Ce fut un pourvoyeur de bonheur, non seulement pour ses proches mais pour le public qui lui resta fidèle pendant cinquante ans. Que ce soit au cabaret avec les Blue Coral Star, où au Music-Hall, il excellait en tout, il réussissait tout. Les créations qu'il fit dans plusieurs opérettes et revues ne passèrent jamais inaperçues.

Ce natif de Cavaillon avait exercé son métier d'artiste, de saltimbanque (dans le bon sens du mot) dans toute la France, mais c'est chez lui, dans sa maison des Imbert, qu'il aimait se retirer entre deux tournées. L'âge de la retraite étant venu, il s'y était installé définitivement. C'est là qu'il recevait ses amis, ses amis fidèles qui le suivaient certains depuis l'enfance. Et cette amitié n'avait pas de prix. Sa porte restait toujours ouverte, le couvert était toujours mis, pour tous ceux qui venaient chercher un peu de réconfort ou simplement partager quelques heures de vie.
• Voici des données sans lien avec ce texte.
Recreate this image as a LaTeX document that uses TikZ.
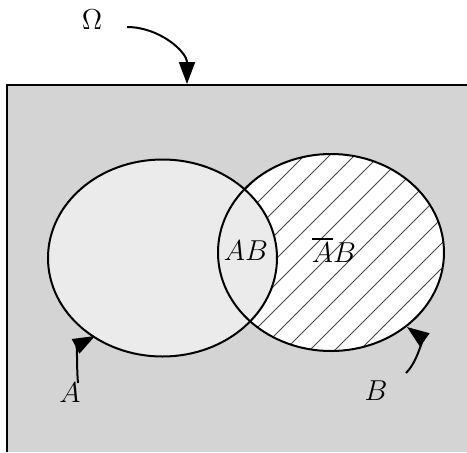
\documentclass[tikz,border=0pt]{standalone}
\usepackage{amsmath}
\usepackage{tikz}
\usetikzlibrary{arrows.meta}
\usepackage{xcolor}
\definecolor{sample}{HTML}{D4D4D4}
\definecolor{setA}{HTML}{EBEBEB}
\definecolor{hatch}{HTML}{4D4545}

\begin{document}
\begin{tikzpicture}[x=0.5pt,y=0.5pt,
  every node/.style={font=\fontsize{14}{17}\selectfont},
  >={Triangle[length=11pt,width=8pt]},
  rim/.style={line width=1pt},
  pointer/.style={->,line width=1pt}]
 \useasboundingbox (0,0) rectangle (467,-452);
 % sample space
 \fill[sample] (7,-85) rectangle (467,-452);
 \draw[rim] (7,-452) -- (7,-85) -- (467,-85);
 % B minus A, hatched
 \fill[white] (331,-252.5) ellipse [x radius=113, y radius=98.5];
 \begin{scope}
  \clip (331,-252.5) ellipse [x radius=113, y radius=98.5];
  \foreach \c in {335,360,...,860}
   \draw[hatch,line width=0.4pt] (\c-360,-360) -- (\c-140,-140);
 \end{scope}
 % A on top
 \fill[setA] (162.5,-258) ellipse [x radius=114.5, y radius=98.5];
 \draw[rim] (162.5,-258) ellipse [x radius=114.5, y radius=98.5];
 \draw[rim] (331,-252.5) ellipse [x radius=113, y radius=98.5];
 % labels
 \node (omega) at (92,-20) {$\Omega$};
 \node (ab) at (246,-251) {$AB$};
 \node (nab) at (334,-250) {$\overline{A}B$};
 \node (labA) at (70,-393) {$A$};
 \node (labB) at (376,-391) {$B$};
 \coordinate (omegaTail) at (127,-27);
 \coordinate (omegaHead) at (187,-84);
 \coordinate (aTail) at (78,-383);
 \coordinate (aHead) at (95,-336);
 \coordinate (bTail) at (406,-373);
 \coordinate (bHead) at (407,-327);
 \draw[pointer] (omegaTail) to[out=0,in=90] (omegaHead);
 \draw[pointer] (aTail) to[out=95,in=208] (aHead);
 \draw[pointer] (bTail) to[out=45,in=-36] (bHead);
\end{tikzpicture}
\end{document}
Jamais un homme ne fut plus fidèle dans ses amitiés, mais plus que ça, c'était un phare, un roc, un arbre, un refuge pour les voyageurs égarés.

Dans le cœur de beaucoup de Cavaillonnais il reste le créateur de ce groupe d'amateurs passionnés "La Jeunesse en Chanson" qui fit les beaux soirs de Cavaillon voici cinquante ans, pour d'autres il est l'animateur du cabaret le Joker, ou encore Le Cerf, où la jeunesse du département se donnait rendez-vous, pour d'autres encore il est le Dieu de la Sorgue, dans l'opéra Pescaire de Sorgo.

Passionné de brocante, il s'était fait dans ce milieu de nombreux amis et comme il ne faisait jamais les choses à moitié il était devenu une autorité, une référence et beaucoup de professionnels ne négligeaient pas son avis ou ses conseils.

Son autre passion, celle des courses de chevaux, en avait fait aussi ce personnage haut en couleur, volubile, généreux, ouvert, dont la silhouette reconnaissable hante encore les champs de courses aujourd'hui qu'il nous a quitté.

Les années passent, le temps nous déconstruit, la nostalgie nous affaiblit, un peu de rancœur nous abîme le cœur pour l'injustice de la vie qui nous enlève les êtres chers. Mais tant que l'on pense à eux ils restent vivants.

A l'heure de faire le bilan il est une chose qui me satisfait : cet homme-là fut mon ami. S'il ne me reste qu'une fierté, ce sera celle-là.